Additionally, highly complex projects with intricate designs or high safety requirements may require more oversight, resulting in additional overhead costs.

4. Factor in Contingencies

While estimating overhead costs, it’s crucial to account for potential uncertainties or unexpected costs. Construction projects are often subject to unforeseen circumstances that could impact overhead costs, such as:

  • Weather-related delays

  • Supply chain disruptions

  • Unanticipated site conditions

  • Regulatory changes

A contingency fund is a safety net for unforeseen expenses, and it’s advisable to factor this into your overhead cost estimate. A good rule of thumb is to set aside 5-10% of your total overhead estimate as a contingency fund.

5. Use Software Tools for Accurate Estimates

Estimating overhead costs manually can be time-consuming and prone to errors. With the rise of construction estimating software, you can automate and streamline your overhead cost estimating process. Some popular tools include:

  • Procore: Offers project management tools that help track overhead costs and compare them with actual expenses.

  • Buildertrend: A cloud-based platform that offers budgeting, scheduling, and project management, with specific features for managing overhead costs.

  • CoConstruct: Focuses on custom home builders but offers excellent tools for tracking overhead and overall project costs.

These tools allow for real-time tracking, collaborative input, and data accuracy, making overhead cost estimating faster and more reliable.

6. Account for Tax and Legal Costs

Overhead cost estimating isn’t limited to day-to-day operations; it should also include taxation and legal expenses that may be required for project execution. Construction projects often require permits, licensing, and insurance policies, all of which can contribute to overhead costs. Taxes and fees related to regulatory compliance should be factored in, ensuring your estimate covers all legal and tax liabilities.
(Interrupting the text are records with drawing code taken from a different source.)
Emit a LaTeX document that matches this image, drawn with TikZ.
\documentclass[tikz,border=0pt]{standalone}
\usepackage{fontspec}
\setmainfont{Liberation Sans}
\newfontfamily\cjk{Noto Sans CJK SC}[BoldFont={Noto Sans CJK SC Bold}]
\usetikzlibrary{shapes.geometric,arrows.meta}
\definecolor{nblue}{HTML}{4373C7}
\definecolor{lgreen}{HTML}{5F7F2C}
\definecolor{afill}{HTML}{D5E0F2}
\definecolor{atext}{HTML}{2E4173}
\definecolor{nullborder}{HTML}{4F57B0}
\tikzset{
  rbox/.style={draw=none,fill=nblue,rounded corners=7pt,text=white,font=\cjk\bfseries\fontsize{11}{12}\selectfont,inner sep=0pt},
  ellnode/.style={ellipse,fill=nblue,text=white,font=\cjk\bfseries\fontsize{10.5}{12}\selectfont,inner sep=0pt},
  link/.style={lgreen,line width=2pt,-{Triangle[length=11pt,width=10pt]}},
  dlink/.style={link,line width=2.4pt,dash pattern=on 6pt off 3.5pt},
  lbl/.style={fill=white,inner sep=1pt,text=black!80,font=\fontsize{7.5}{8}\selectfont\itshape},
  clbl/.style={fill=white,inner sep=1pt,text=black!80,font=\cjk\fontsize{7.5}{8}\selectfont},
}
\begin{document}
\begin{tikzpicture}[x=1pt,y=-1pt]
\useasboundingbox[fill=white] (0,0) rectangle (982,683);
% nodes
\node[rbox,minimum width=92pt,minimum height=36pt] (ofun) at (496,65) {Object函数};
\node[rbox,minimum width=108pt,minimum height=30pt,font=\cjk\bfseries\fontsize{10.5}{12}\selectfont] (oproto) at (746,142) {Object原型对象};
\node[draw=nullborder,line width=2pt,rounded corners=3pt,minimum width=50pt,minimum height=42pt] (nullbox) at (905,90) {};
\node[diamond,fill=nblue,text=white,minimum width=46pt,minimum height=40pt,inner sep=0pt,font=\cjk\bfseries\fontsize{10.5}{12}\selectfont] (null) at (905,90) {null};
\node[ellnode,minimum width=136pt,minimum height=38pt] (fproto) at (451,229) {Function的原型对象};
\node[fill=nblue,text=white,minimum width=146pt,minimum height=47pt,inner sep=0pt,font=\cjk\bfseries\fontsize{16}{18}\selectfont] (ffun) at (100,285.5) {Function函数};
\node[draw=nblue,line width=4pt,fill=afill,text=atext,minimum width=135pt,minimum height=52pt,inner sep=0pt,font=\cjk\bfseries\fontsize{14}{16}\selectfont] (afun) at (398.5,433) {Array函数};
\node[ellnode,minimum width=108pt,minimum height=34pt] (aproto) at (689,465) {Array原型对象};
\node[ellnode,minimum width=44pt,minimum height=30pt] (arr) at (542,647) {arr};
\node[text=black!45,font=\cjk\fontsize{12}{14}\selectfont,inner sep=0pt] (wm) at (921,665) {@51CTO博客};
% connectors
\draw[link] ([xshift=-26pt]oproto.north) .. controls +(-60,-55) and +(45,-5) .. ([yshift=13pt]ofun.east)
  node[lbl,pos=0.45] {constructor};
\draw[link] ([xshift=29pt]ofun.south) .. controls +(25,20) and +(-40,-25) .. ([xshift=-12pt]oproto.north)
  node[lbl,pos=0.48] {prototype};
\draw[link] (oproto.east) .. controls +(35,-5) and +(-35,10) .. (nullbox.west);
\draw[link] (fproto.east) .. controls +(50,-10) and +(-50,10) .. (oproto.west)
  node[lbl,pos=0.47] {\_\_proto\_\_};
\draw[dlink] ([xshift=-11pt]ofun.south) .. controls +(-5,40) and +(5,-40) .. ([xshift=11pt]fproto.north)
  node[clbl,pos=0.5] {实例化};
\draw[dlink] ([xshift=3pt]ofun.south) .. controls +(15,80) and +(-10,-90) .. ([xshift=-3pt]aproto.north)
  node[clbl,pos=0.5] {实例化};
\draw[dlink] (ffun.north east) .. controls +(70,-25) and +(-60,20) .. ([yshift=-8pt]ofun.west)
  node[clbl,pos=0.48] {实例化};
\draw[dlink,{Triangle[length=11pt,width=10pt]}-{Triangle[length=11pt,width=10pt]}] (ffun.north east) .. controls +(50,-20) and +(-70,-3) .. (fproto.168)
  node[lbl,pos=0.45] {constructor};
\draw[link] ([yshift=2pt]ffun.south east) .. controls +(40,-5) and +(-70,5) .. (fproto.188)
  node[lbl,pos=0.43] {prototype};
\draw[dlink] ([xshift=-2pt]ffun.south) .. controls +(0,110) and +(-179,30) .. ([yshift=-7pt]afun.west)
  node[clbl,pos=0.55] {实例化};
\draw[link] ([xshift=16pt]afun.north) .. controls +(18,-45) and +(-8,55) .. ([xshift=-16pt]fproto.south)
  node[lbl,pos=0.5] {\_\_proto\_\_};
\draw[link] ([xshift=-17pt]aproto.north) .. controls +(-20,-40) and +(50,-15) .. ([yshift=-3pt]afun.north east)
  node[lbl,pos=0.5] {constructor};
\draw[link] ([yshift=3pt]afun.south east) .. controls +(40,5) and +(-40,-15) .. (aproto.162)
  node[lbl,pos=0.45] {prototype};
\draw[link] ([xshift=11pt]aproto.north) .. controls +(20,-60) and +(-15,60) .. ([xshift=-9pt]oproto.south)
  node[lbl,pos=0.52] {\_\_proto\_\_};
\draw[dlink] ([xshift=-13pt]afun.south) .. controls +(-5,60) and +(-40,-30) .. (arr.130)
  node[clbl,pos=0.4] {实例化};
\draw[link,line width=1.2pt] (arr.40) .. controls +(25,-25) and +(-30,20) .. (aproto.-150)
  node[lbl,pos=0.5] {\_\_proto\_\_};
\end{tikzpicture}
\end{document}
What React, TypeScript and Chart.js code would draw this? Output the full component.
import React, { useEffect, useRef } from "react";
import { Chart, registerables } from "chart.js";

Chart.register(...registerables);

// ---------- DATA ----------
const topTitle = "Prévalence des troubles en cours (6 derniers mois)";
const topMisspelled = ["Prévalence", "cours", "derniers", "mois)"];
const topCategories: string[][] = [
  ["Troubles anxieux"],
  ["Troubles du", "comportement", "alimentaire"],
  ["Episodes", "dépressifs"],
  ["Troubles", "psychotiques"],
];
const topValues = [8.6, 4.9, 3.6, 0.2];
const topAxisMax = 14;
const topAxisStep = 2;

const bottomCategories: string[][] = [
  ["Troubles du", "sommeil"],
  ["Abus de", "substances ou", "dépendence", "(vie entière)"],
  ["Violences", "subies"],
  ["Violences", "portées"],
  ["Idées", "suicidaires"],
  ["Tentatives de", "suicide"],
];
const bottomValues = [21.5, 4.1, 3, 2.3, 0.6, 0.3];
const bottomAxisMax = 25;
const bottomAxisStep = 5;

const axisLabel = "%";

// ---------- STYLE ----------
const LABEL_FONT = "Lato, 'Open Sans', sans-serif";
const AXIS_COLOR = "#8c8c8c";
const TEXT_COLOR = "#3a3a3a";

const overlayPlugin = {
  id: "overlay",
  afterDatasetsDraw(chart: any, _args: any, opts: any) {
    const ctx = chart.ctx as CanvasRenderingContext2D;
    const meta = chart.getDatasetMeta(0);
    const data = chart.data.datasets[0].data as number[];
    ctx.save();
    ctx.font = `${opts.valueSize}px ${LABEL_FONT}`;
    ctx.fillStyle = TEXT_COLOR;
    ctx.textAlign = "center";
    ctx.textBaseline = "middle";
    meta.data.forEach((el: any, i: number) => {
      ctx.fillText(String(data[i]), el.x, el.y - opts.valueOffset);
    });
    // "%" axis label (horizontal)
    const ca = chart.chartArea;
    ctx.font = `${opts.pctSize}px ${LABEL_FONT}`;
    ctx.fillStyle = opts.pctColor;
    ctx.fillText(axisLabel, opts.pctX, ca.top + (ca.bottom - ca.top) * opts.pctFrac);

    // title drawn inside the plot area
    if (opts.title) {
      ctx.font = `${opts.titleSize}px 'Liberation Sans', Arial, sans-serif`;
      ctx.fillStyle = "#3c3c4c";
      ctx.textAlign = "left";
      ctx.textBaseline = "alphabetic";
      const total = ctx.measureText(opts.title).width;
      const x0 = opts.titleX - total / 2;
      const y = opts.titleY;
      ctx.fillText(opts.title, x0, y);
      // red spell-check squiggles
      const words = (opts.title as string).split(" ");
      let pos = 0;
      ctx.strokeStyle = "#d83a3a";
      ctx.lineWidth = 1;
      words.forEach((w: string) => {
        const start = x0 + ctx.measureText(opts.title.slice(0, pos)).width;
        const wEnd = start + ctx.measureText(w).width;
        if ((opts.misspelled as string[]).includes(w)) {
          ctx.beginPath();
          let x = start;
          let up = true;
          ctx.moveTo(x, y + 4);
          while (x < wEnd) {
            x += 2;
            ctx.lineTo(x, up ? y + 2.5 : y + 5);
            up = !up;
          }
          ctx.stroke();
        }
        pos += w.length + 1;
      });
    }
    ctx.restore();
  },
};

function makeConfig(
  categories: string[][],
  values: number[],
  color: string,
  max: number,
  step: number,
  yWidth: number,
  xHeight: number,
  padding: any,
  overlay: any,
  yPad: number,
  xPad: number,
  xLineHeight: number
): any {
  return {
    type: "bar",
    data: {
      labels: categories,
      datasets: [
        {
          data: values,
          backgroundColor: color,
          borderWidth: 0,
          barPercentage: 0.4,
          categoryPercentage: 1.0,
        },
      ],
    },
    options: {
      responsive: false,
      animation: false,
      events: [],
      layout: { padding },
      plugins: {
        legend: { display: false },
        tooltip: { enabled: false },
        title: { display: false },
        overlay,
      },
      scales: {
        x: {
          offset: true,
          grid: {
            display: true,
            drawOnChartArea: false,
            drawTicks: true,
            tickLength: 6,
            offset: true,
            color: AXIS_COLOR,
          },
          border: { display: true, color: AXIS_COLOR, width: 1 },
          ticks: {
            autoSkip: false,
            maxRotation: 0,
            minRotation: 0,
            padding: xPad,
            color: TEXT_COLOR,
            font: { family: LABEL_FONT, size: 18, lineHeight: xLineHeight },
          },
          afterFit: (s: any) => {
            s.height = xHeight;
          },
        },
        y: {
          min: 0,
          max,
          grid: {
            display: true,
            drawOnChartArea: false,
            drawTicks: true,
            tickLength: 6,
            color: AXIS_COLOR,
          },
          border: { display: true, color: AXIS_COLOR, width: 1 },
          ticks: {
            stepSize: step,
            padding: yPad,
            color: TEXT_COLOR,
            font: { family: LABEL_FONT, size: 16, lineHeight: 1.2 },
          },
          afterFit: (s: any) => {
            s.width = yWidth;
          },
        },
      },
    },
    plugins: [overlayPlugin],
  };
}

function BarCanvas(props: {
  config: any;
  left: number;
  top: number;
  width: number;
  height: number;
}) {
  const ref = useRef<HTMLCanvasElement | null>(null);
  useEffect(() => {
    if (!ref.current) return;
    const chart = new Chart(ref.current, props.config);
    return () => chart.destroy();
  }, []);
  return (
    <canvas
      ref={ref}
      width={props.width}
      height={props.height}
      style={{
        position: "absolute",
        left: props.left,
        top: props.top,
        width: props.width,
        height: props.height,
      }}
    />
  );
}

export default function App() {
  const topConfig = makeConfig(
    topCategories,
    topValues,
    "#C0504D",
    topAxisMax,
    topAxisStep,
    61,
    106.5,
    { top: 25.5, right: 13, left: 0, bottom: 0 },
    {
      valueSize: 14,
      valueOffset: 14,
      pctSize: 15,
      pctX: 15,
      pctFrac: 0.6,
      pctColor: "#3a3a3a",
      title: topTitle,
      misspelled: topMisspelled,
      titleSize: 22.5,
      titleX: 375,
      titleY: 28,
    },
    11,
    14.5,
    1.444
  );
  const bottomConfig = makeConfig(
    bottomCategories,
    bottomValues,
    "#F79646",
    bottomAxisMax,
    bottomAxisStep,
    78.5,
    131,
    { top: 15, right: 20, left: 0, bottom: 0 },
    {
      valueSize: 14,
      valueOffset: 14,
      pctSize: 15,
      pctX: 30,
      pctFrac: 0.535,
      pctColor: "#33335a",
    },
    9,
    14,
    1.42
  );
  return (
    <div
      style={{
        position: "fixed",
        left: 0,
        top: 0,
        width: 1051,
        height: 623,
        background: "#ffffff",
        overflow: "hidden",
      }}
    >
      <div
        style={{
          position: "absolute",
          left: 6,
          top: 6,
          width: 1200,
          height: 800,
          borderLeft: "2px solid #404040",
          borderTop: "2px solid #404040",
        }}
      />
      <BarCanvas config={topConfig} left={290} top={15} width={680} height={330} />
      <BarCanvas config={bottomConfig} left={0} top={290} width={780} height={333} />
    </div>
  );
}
  • Permit Costs: Local government fees for project approvals or inspections.

  • Insurance: Liability and worker’s compensation insurance premiums that cover workers and the project.

  • Tax Obligations: Consider potential tax obligations at the federal, state, and local levels.

By covering these potential legal and tax-related expenses, you can avoid unexpected overhead costs as the project progresses.

7. Regularly Monitor and Update Estimates

Once your overhead cost estimates are set, it’s crucial to regularly monitor the project’s progress and update your estimates as needed. Construction projects are dynamic, and changes in the project’s scope, labor rates, or material costs can have a direct impact on your overhead costs.

  • Track Costs in Real-Time: Use software tools or spreadsheets to track overhead expenses in real-time, comparing them with your estimates.

  • Adjust as Necessary: If certain costs exceed expectations, update your estimates to reflect the changes and ensure that your project stays within budget.

Conclusion

Accurate overhead cost estimating is a critical component of successful project budgeting in construction. By following these seven strategies—categorizing costs, using historical data, considering project duration, factoring in contingencies, utilizing software tools, accounting for legal and tax costs, and regularly updating estimates—you can gain better control over your project’s finances and ensure that overhead costs do not derail your project’s success.

With these tools in hand, you will be able to estimate overhead costs more effectively, avoid budget overruns, and improve your overall project profitability.